* Task brief
Please pull out every line that includes the string "seaborn".

* Records for the task
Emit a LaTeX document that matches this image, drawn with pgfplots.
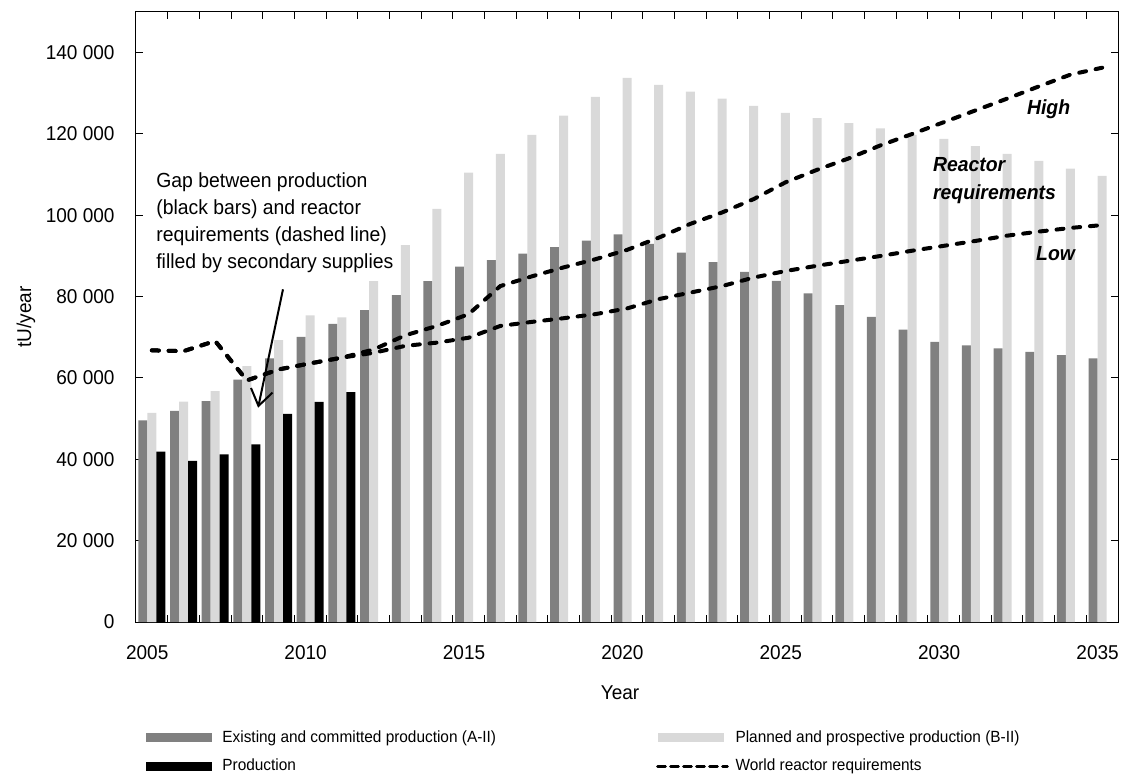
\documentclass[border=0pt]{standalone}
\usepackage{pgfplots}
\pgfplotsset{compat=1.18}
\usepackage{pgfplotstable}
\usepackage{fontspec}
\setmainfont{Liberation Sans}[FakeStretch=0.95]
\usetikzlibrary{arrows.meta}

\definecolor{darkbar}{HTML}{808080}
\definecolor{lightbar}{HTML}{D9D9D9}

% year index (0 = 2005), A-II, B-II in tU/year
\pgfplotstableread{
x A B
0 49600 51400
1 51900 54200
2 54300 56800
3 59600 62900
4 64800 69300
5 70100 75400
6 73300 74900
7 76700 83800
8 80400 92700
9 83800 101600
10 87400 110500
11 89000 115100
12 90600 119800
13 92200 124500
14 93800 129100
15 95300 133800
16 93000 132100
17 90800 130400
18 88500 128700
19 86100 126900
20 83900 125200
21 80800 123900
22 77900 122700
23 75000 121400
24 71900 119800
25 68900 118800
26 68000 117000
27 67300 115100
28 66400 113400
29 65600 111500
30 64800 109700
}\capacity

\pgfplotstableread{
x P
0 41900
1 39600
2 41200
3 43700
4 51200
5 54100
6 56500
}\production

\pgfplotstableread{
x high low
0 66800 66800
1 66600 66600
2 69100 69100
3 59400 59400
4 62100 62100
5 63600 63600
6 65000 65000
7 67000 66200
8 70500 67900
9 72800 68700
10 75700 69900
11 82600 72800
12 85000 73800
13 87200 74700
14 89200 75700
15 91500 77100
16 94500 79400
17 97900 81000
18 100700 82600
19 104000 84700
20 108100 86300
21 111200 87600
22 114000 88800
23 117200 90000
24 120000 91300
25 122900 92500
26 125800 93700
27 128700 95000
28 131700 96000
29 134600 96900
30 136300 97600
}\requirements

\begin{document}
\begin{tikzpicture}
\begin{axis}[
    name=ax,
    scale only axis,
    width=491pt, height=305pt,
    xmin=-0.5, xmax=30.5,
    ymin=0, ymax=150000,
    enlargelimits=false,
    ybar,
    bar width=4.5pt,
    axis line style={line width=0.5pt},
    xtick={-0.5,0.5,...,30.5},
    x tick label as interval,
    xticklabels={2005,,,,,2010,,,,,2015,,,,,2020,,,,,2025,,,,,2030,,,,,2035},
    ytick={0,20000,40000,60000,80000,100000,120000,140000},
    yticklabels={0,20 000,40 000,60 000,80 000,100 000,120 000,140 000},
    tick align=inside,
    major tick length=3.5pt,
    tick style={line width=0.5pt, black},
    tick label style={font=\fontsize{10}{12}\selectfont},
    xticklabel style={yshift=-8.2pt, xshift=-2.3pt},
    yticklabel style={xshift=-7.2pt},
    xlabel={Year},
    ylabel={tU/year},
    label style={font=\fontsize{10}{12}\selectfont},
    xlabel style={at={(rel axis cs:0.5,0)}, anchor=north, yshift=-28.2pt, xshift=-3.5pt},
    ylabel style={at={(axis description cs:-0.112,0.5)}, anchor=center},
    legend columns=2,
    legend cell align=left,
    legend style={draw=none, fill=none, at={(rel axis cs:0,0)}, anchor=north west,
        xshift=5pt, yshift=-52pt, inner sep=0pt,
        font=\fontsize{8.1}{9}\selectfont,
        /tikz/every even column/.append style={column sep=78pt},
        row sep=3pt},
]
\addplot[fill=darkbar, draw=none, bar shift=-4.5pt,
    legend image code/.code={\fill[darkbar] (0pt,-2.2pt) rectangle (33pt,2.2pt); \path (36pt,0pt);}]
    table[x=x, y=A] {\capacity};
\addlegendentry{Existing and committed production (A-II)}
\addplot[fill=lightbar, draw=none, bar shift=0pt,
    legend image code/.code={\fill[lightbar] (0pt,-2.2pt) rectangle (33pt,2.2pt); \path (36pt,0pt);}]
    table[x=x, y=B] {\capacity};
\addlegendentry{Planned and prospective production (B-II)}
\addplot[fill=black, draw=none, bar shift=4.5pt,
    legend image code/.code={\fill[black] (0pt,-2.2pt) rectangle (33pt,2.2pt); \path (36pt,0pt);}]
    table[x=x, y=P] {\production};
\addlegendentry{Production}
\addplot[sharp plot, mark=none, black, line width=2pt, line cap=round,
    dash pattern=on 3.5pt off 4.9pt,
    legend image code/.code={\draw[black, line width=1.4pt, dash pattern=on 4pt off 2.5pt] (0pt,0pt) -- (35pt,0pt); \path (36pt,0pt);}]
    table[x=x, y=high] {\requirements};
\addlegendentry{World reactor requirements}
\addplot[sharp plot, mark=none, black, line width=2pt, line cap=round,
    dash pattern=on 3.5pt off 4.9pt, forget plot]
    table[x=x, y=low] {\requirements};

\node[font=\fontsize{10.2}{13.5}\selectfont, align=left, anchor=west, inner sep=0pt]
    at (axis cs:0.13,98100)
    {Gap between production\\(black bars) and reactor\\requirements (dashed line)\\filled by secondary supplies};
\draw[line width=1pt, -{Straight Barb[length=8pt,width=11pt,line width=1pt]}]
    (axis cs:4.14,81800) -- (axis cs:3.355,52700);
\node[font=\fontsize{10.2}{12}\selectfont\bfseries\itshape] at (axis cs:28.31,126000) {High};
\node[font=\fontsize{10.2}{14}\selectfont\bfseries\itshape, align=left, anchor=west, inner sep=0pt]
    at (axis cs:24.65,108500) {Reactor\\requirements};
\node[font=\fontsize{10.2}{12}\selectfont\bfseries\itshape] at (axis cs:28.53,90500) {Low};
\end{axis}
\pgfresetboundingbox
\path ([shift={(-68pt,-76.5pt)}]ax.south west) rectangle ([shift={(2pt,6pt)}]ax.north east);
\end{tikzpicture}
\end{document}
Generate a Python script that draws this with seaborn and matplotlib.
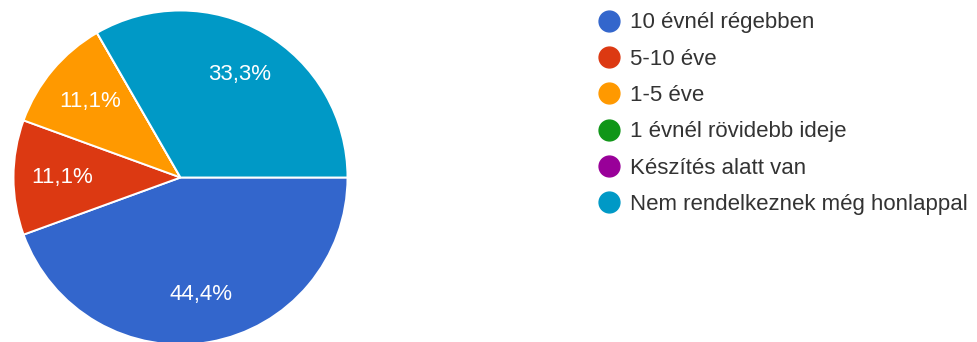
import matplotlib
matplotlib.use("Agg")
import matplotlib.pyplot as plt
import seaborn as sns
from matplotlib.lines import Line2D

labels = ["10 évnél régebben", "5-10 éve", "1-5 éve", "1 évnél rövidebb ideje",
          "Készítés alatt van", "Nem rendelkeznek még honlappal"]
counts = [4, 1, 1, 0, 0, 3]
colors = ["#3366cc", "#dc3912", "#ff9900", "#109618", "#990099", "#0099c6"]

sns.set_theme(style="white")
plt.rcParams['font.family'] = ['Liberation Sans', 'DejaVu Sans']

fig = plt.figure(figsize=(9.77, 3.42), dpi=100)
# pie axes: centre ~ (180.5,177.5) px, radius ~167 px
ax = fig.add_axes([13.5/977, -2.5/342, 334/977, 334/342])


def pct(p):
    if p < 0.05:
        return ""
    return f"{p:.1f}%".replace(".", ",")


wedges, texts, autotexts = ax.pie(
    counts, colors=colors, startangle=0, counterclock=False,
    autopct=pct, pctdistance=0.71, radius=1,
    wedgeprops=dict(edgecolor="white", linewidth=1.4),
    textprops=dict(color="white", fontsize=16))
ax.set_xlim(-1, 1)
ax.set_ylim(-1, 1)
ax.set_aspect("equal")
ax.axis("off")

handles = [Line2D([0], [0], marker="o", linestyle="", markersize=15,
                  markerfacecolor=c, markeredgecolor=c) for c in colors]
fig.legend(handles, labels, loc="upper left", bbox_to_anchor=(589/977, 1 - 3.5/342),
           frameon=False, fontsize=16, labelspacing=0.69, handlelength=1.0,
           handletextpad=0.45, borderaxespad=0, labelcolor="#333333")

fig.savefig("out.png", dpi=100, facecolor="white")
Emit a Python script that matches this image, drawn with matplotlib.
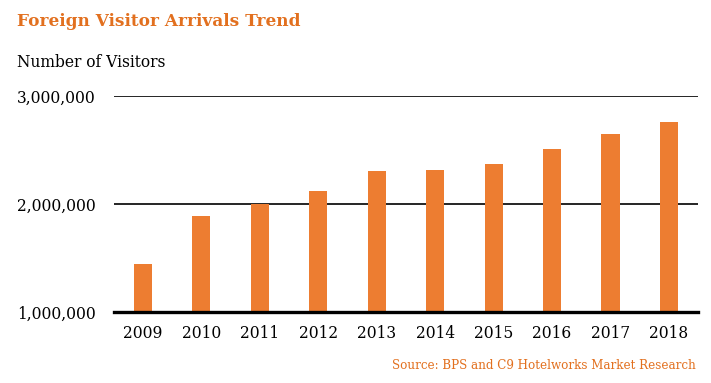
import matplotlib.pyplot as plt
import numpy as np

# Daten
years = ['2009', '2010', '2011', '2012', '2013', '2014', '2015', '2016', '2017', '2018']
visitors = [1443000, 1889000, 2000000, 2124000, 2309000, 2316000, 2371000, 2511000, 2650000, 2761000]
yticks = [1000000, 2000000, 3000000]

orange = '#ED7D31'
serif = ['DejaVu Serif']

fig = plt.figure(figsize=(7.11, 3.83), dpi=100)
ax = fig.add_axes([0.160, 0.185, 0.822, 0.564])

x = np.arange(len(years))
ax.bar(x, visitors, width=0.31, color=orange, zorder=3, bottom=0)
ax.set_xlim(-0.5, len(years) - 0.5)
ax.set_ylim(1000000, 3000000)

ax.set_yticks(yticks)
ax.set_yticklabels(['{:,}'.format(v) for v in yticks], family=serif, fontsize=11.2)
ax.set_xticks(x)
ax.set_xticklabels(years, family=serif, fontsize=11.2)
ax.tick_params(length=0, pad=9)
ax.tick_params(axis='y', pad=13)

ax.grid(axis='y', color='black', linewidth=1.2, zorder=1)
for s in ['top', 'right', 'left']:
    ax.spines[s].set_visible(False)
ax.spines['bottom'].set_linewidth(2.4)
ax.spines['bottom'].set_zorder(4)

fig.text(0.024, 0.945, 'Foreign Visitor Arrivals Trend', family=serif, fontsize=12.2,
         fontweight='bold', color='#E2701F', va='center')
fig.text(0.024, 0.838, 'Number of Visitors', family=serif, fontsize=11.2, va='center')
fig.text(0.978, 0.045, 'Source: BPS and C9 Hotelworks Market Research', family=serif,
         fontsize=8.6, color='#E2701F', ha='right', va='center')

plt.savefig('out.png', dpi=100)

* Exercise answer
Generate a Python script that draws this with seaborn and matplotlib.
import seaborn as sns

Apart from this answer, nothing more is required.